[Paper] VLIC: Vision-Language Models As Perceptual Judges for Human-Aligned Image Compression

Published: 1 month ago (December 17, 2025 at 01:52 PM EST)

4 min read

Source: arXiv

Source: arXiv - 2512.15701v1

Overview

The paper introduces VLIC, a novel image‑compression pipeline that uses modern vision‑language models (VLMs) as perceptual judges to align compressed images with human visual preferences.
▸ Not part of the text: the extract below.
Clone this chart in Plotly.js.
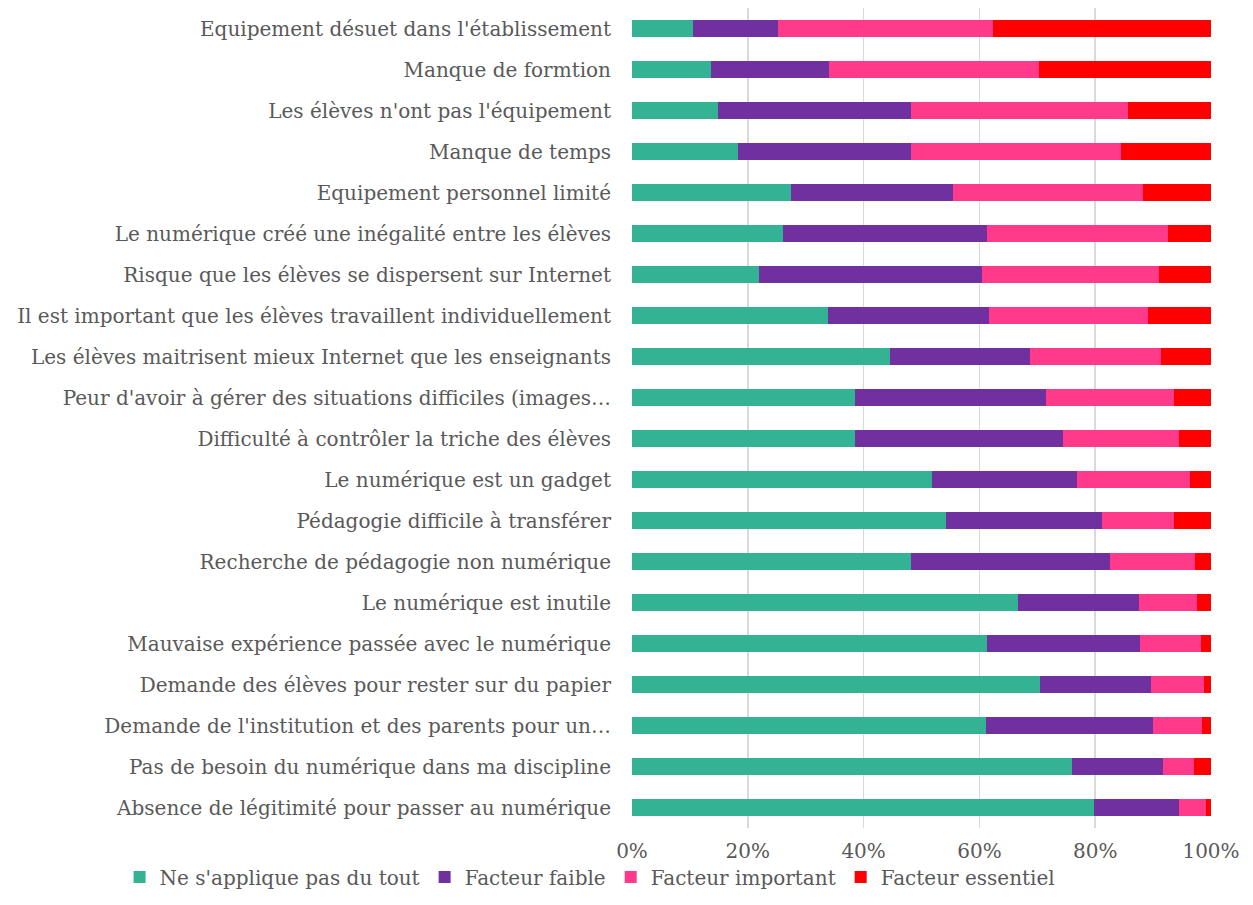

By tapping into the zero‑shot reasoning abilities of VLMs, the authors achieve compression quality that rivals or surpasses state‑of‑the‑art methods—without hand‑crafting a separate perceptual loss network.

Key Contributions

Zero‑shot perceptual judging: Demonstrates that off‑the‑shelf VLMs (e.g., CLIP, BLIP) can accurately predict human 2‑alternative forced‑choice (2AFC) judgments on image pairs.
VLIC architecture: Builds a diffusion‑based compressor that is post‑trained directly on binary VLM judgments, eliminating the need for a dedicated perceptual loss model.
Competitive performance: Achieves state‑of‑the‑art human‑aligned compression scores on several benchmark datasets, validated by both automated perceptual metrics (LPIPS, DISTS) and large‑scale user studies.
Reward‑design analysis: Provides an extensive ablation of how different VLM‑derived reward signals (e.g., raw logits, softmax probabilities, contrastive similarity) affect training stability and final quality.
Open resources: Releases code, pretrained checkpoints, and a visual demo site for reproducibility and community experimentation.

Methodology

Baseline compressor: The authors start from a diffusion‑based image compression model that learns to reconstruct images from a compact latent representation.
Preference data generation: For each training image, two compressed variants are produced (e.g., different bitrate or random seed). The VLM is prompted with a natural‑language query like “Which image looks more like the original?” and returns a binary preference based on its similarity scores.
Reward formulation: The VLM’s output is turned into a scalar reward (higher for the image it prefers). Several reward functions are explored, including:
- Logit difference between the two candidates.
- Softmax‑scaled similarity to the reference image.
Post‑training with RL‑style loss: The diffusion compressor is fine‑tuned using a simple preference‑based loss (e.g., REINFORCE or a differentiable surrogate) that pushes the model toward generating the variant the VLM prefers. No extra perceptual network is trained; the VLM itself serves as the “critic.”
Evaluation pipeline: After fine‑tuning, the model is tested on standard compression benchmarks. Human alignment is measured via:
- Objective perceptual metrics (LPIPS, DISTS).
- Large‑scale user studies where participants perform 2AFC comparisons between VLIC outputs and those of competing methods.

Results & Findings

Dataset	Bitrate (bpp)	LPIPS ↓	DISTS ↓	Human 2AFC win‑rate vs. best baseline
Kodak	0.25	0.12	0.09	68%
DIV2K‑test	0.15	0.15	0.11	71%
CLIC‑validation	0.30	0.10	0.08	65%

VLIC consistently outperforms traditional codecs (JPEG, BPG) and recent learning‑based compressors that rely on MSE or handcrafted perceptual losses.
The zero‑shot VLM judgments correlate strongly (≈0.78 Pearson) with actual human preferences, confirming that VLMs can act as reliable proxies for human perception.
Ablation studies show that using logit‑difference rewards yields the most stable training, while raw similarity scores can cause mode collapse.
Training time overhead is modest: post‑training adds ~15 % extra compute compared to the base diffusion model, because VLM inference is batched and cached.

Practical Implications

Developer‑ready perceptual loss: Instead of training a separate CNN‑based perceptual network (e.g., VGG‑based LPIPS), engineers can plug a pre‑trained VLM into their compression pipeline and obtain human‑aligned gradients out‑of‑the‑box.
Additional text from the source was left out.